A debugger can help you quickly answer questions about what your code is doing.
int main()
{
        int x;
        int y;
        if( x > 4 )  // <-- what is the value of x here?
        {
                y = 5;   // <-- did this line of code execute?
        }
}


A final word about debuggers: the first time you learn about a debugger, it will take you longer to fix the problems with your code. After the tenth or so bug, it will really start to pay off. And believe me, you will have way more than ten bugs in your programming career.

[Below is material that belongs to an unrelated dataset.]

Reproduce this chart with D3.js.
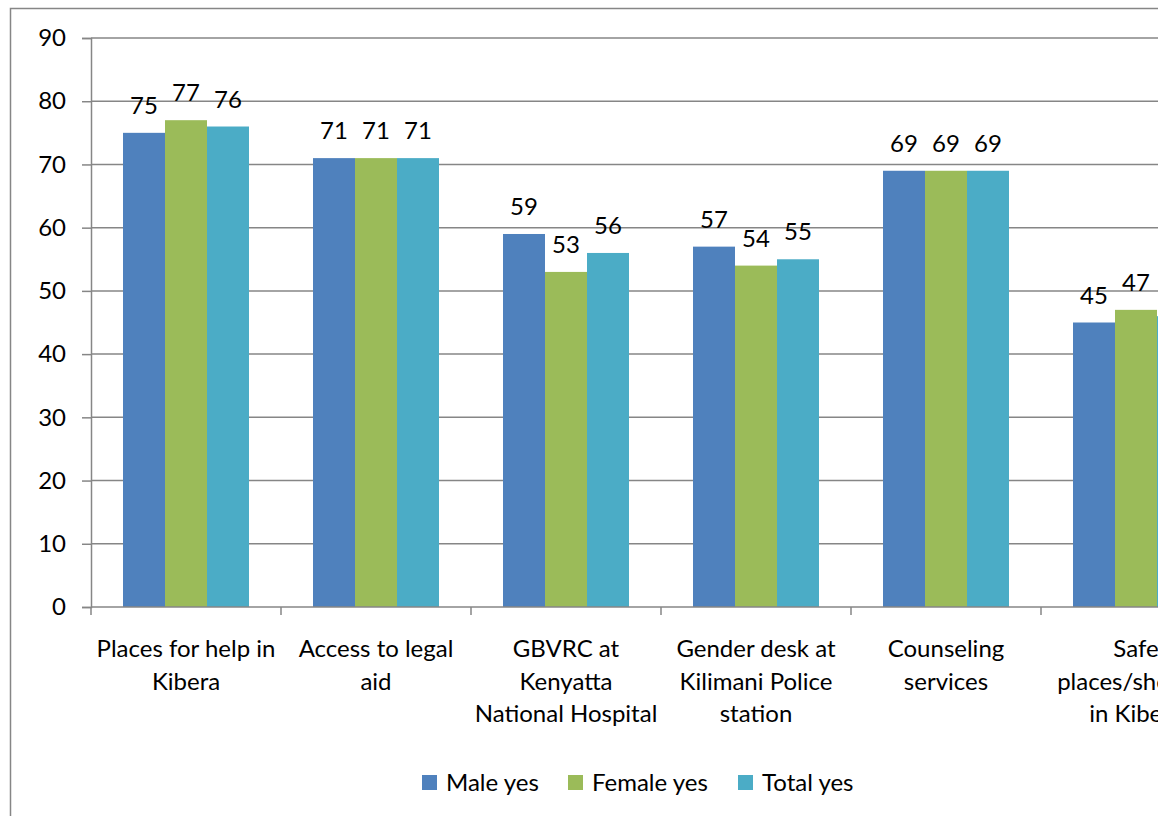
<!DOCTYPE html>
<html>
<head>
<meta charset="utf-8">
<script src="https://cdn.jsdelivr.net/npm/d3@7"></script>
<style>
  html, body { margin: 0; padding: 0; background: #fff; }
  svg { display: block; font-family: Lato, "Open Sans", sans-serif; }
</style>
</head>
<body>
<svg id="chart" width="1158" height="816"></svg>
<script>
// Category names (line breaks mark where the axis labels wrap)
const categories = [
  "Places for help in\nKibera",
  "Access to legal\naid",
  "GBVRC at\nKenyatta\nNational Hospital",
  "Gender desk at\nKilimani Police\nstation",
  "Counseling\nservices",
  "Safe\nplaces/shelters\nin Kibera"
];
const seriesNames = ["Male yes", "Female yes", "Total yes"];
const maleYes   = [75, 71, 59, 57, 69, 45];
const femaleYes = [77, 71, 53, 54, 69, 47];
const totalYes  = [76, 71, 56, 55, 69, 46];
const yTicks = [0, 10, 20, 30, 40, 50, 60, 70, 80, 90];
const colors = ["#4F81BD", "#9BBB59", "#4BACC6"];

const seriesValues = [maleYes, femaleYes, totalYes];
const rows = categories.map((c, i) => ({
  category: c,
  values: seriesNames.map((s, j) => ({ series: s, value: seriesValues[j][i] }))
}));

const FONT = 24;
const svg = d3.select("#chart");
const plot = { left: 91, top: 38, bottom: 607, bandWidth: 190 };
const gridColor = "#868686";

// Outer chart frame (continues past the right and bottom edges)
svg.append("rect")
  .attr("x", 10.5).attr("y", 8.5)
  .attr("width", 1300).attr("height", 900)
  .attr("fill", "none").attr("stroke", gridColor).attr("stroke-width", 1.5);

const y = d3.scaleLinear().domain([0, 90]).range([plot.bottom, plot.top]);
const x0 = d3.scaleBand().domain(categories)
  .range([plot.left, plot.left + plot.bandWidth * categories.length])
  .paddingInner(0).paddingOuter(0);
const x1 = d3.scaleBand().domain(seriesNames).range([32, plot.bandWidth - 32]).padding(0);

// Horizontal gridlines
svg.append("g").selectAll("line")
  .data(yTicks.filter(t => t > 0))
  .join("line")
  .attr("x1", plot.left).attr("x2", 1300)
  .attr("y1", d => y(d)).attr("y2", d => y(d))
  .attr("stroke", gridColor).attr("stroke-width", 1.5);

// Y axis
const yAxis = d3.axisLeft(y).tickValues(yTicks).tickSize(9).tickPadding(16);
const gy = svg.append("g").attr("transform", `translate(${plot.left},0)`).call(yAxis);
gy.select(".domain").attr("stroke", gridColor).attr("stroke-width", 1.5);
gy.selectAll(".tick line").attr("stroke", gridColor).attr("stroke-width", 1.5);
gy.selectAll(".tick text").attr("font-size", FONT).attr("fill", "#000")
  .attr("font-family", "Lato, 'Open Sans', sans-serif");

// Bars
const groups = svg.append("g").selectAll("g")
  .data(rows).join("g")
  .attr("transform", d => `translate(${x0(d.category)},0)`);

groups.selectAll("rect")
  .data(d => d.values).join("rect")
  .attr("x", d => x1(d.series))
  .attr("width", x1.bandwidth())
  .attr("y", d => y(d.value))
  .attr("height", d => y(0) - y(d.value))
  .attr("fill", (d, i) => colors[i]);

// Value labels
groups.selectAll("text.value")
  .data(d => d.values).join("text")
  .attr("class", "value")
  .attr("x", d => x1(d.series) + x1.bandwidth() / 2)
  .attr("y", d => y(d.value) - 19)
  .attr("text-anchor", "middle")
  .attr("font-size", FONT)
  .attr("fill", "#000")
  .text(d => d3.format("d")(d.value));

// X axis line and category tick marks
svg.append("line")
  .attr("x1", plot.left).attr("x2", 1300)
  .attr("y1", plot.bottom).attr("y2", plot.bottom)
  .attr("stroke", gridColor).attr("stroke-width", 1.5);
svg.append("g").selectAll("line")
  .data(d3.range(categories.length + 1))
  .join("line")
  .attr("x1", i => plot.left + i * plot.bandWidth)
  .attr("x2", i => plot.left + i * plot.bandWidth)
  .attr("y1", plot.bottom).attr("y2", plot.bottom + 8)
  .attr("stroke", gridColor).attr("stroke-width", 1.5);

// Category labels
svg.append("g").selectAll("text")
  .data(categories).join("text")
  .attr("text-anchor", "middle")
  .attr("font-size", FONT)
  .attr("fill", "#000")
  .each(function (d) {
    const t = d3.select(this);
    d.split("\n").forEach((line, k) => {
      t.append("tspan")
        .attr("x", x0(d) + x0.bandwidth() / 2)
        .attr("y", 657 + k * 32.5)
        .text(line);
    });
  });

// Legend
const legendX = [422, 568, 738];
const legend = svg.append("g").selectAll("g")
  .data(seriesNames).join("g")
  .attr("transform", (d, i) => `translate(${legendX[i]},775)`);
legend.append("rect").attr("width", 15).attr("height", 15)
  .attr("fill", (d, i) => colors[i]);
legend.append("text").attr("x", 24).attr("y", 16)
  .attr("font-size", FONT).attr("fill", "#000").text(d => d);
</script>
</body>
</html>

I often saw students unwilling to use a debugger. These students really made life hard on themselves, taking ages to find very simple bugs. The sooner you learn to use a debugger, the sooner it will pay off.

5. Seek out More Sources
If you don't understand something, there's a good possibility the way it was explained just didn't click.

First, look for alternative explanations. The internet is filled with information about programming, and some explanations work better for different people; you might need pictures, someone else might not. There are also lots of good books with detailed explanations.

But if that doesn't work, the easiest way to figure out where your misunderstanding lies is to ask someone else. But try to go beyond saying, "I don't understand. Please explain." You're likely to get a link back to the same text you didn't understand. Instead, rephrase your understanding of the text in your words. The more your question reveals about what you are thinking, the easier it will be for a knowledgeable expert to answer it. Programmers sometimes have a reputation for being grumpy about answering questions, but I think the reason is that they want to make progress in a conversation, and that requires both sides to put in effort. If you ask a smart, detailed question that shows you are thinking, you will generally get good results.